Acids & Alkalis
The word acid means 'sour' and all acids possess this property.
They are also soluble in water and are corrosive.
Alkalis are the chemical 'opposite' of acids.
They will remove the sharp taste from the acid.
They have a soapy feel.
Indicators are used to identify acids and alkalis.
They change colour when added to acids or alkalis.
Many indicators are dyes which have been extracted from natural resources
For example Litmus is a purple dye extracted from Lichens.
Universal Indicator is used to determine how acidic or alkaline a substance is. It is a mixture of many indicators.
The colours shown by this indicator can be matched against a pH scale. The pH scale runs from 0-14.
- A substance with a pH less than 7 is an acid. E.g HCL, Lemon Juice, Milk etc
- A substance with a pH greater than 7 is an alkaline. E.g toothpaste, bleach, Sodium Hydroxide etc
- One with a pH of 7 is neither acid nor alkaline, it is neutral e.g water, salt solution
A pH meter can also be used to determine the pH of a substance.
Bronsted-Lowery Theory
- An acids is an H+ ion (or proton) donor
- A base is an H+ ion (or proton) acceptor
The theory explains why a pure acid behaves differently from its aqueous solution, since for an acid to behave as an H+ ion donor it must have another substance present to accept the H+ ion.
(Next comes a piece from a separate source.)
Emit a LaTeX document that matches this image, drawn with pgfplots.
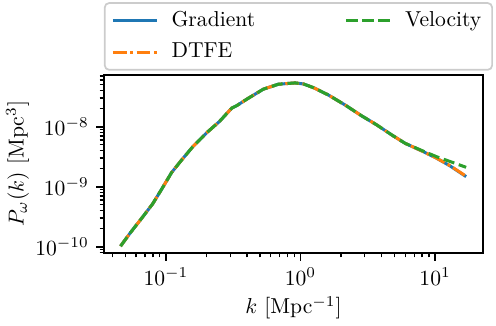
\documentclass[border=0pt]{standalone}
\usepackage{pgfplots}
\pgfplotsset{compat=1.18}
\definecolor{mplblue}{HTML}{1F77B4}
\definecolor{mplorange}{HTML}{FF7F0E}
\definecolor{mplgreen}{HTML}{2CA02C}

\begin{document}
\begin{tikzpicture}
\useasboundingbox (0pt,0pt) rectangle (229.6pt,150.9pt);
\begin{axis}[
    at={(48.1pt,33.8pt)},
    anchor=south west,
    scale only axis,
    width=175.5pt,
    height=82.4pt,
    xmode=log,
    ymode=log,
    xmin=0.0346, xmax=22.7,
    ymin=7.85e-11, ymax=7.26e-8,
    tick align=outside,
    xtick pos=bottom,
    ytick pos=left,
    major tick length=3.5pt,
    minor tick length=2pt,
    axis line style={line width=0.8pt},
    every tick/.style={black, line width=0.8pt},
    every minor tick/.style={black, line width=0.6pt},
    xlabel={$k$ [Mpc$^{-1}$]},
    ylabel={$P_\omega(k)$ [Mpc$^3$]},
    xlabel shift=-2pt,
    ylabel shift=-4pt,
    legend columns=2,
    legend cell align={left},
    legend style={at={(0,1)}, yshift=2pt, anchor=south west, draw=black!20,
        rounded corners=2pt, line width=0.8pt,
        row sep=2pt,
        /tikz/every odd column/.append style={column sep=4pt},
        /tikz/every even column/.append style={column sep=39.5pt}},
    legend image code/.code={\draw[#1] (0pt,0pt) -- (20.5pt,0pt);},
]

% Gradient
\addplot[mplblue, line width=1.4pt, forget plot] coordinates {
(0.046, 1.02e-10) (0.054, 1.67e-10) (0.066, 2.97e-10) (0.0796, 5.15e-10)
(0.0929, 9.06e-10) (0.110, 1.71e-9) (0.131, 2.79e-9) (0.160, 4.76e-9)
(0.201, 7.94e-9) (0.249, 1.21e-8) (0.308, 2.03e-8) (0.336, 2.24e-8)
(0.398, 2.86e-8) (0.528, 4.20e-8) (0.684, 5.09e-8) (0.910, 5.35e-8)
(1.05, 5.15e-8) (1.245, 4.47e-8) (1.61, 3.37e-8) (2.14, 2.30e-8)
(2.85, 1.51e-8) (3.68, 1.07e-8) (4.76, 7.28e-9) (5.98, 5.28e-9)
(8.18, 3.83e-9) (10.28, 2.97e-9) (12.94, 2.21e-9) (17.0, 1.47e-9)
};

% DTFE
\addplot[mplorange, line width=1.4pt, dash pattern=on 6.4pt off 1.6pt on 1.4pt off 1.6pt, forget plot] coordinates {
(0.046, 1.02e-10) (0.054, 1.67e-10) (0.066, 2.97e-10) (0.0796, 5.15e-10)
(0.0929, 9.06e-10) (0.110, 1.71e-9) (0.131, 2.79e-9) (0.160, 4.76e-9)
(0.201, 7.94e-9) (0.249, 1.21e-8) (0.308, 2.03e-8) (0.336, 2.24e-8)
(0.398, 2.86e-8) (0.528, 4.20e-8) (0.684, 5.09e-8) (0.910, 5.35e-8)
(1.05, 5.15e-8) (1.245, 4.47e-8) (1.61, 3.37e-8) (2.14, 2.30e-8)
(2.85, 1.51e-8) (3.68, 1.07e-8) (4.76, 7.28e-9) (5.98, 5.28e-9)
(8.18, 3.83e-9) (10.28, 2.97e-9) (12.94, 2.23e-9) (17.0, 1.49e-9)
};

% Velocity
\addplot[mplgreen, line width=1.4pt, dash pattern=on 5.2pt off 2.2pt, forget plot] coordinates {
(0.046, 1.02e-10) (0.054, 1.67e-10) (0.066, 2.97e-10) (0.0796, 5.15e-10)
(0.0929, 9.06e-10) (0.110, 1.71e-9) (0.131, 2.79e-9) (0.160, 4.76e-9)
(0.201, 7.94e-9) (0.249, 1.21e-8) (0.308, 2.03e-8) (0.336, 2.24e-8)
(0.398, 2.86e-8) (0.528, 4.20e-8) (0.684, 5.09e-8) (0.910, 5.35e-8)
(1.05, 5.15e-8) (1.245, 4.47e-8) (1.61, 3.37e-8) (2.14, 2.30e-8)
(2.85, 1.51e-8) (3.68, 1.07e-8) (4.76, 7.28e-9) (5.98, 5.28e-9)
(8.18, 3.90e-9) (10.28, 3.15e-9) (12.94, 2.62e-9) (17.0, 2.10e-9)
};

\addlegendimage{mplblue, line width=1.4pt}
\addlegendentry{Gradient}
\addlegendimage{mplgreen, line width=1.4pt, dash pattern=on 5.2pt off 2.2pt}
\addlegendentry{Velocity}
\addlegendimage{mplorange, line width=1.4pt, dash pattern=on 6.4pt off 1.6pt on 1.4pt off 1.6pt}
\addlegendentry{DTFE}

\end{axis}
\end{tikzpicture}
\end{document}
So the water, in the aqueous acid solution is behaving as a Bronsted-Lowery base and accepting H+ ion.
Amphoteric
Is a substance which can behave both as a Bronsted-Lowery acid and as a Bronsted-Lowery base e.g water.
The Relative Strengths of Acids & Bases
Strong Acids
- The relative strength of an acid is found by companing one acid with another.
- The strength of any acid depends upon how many molecules dissociate (or ionise) when the acid is dissolved in water.
- For hydrochloric acid all the hydrogen chloride molecules break up to form H+ ions and Cl- ions.
- Any acid that behaves this way is termed a strong acid.
- They are good conductors of electricity,React quickly with metals, bases and metal carbonates.
- Sulfuric acid and nitric acid are also strong acids.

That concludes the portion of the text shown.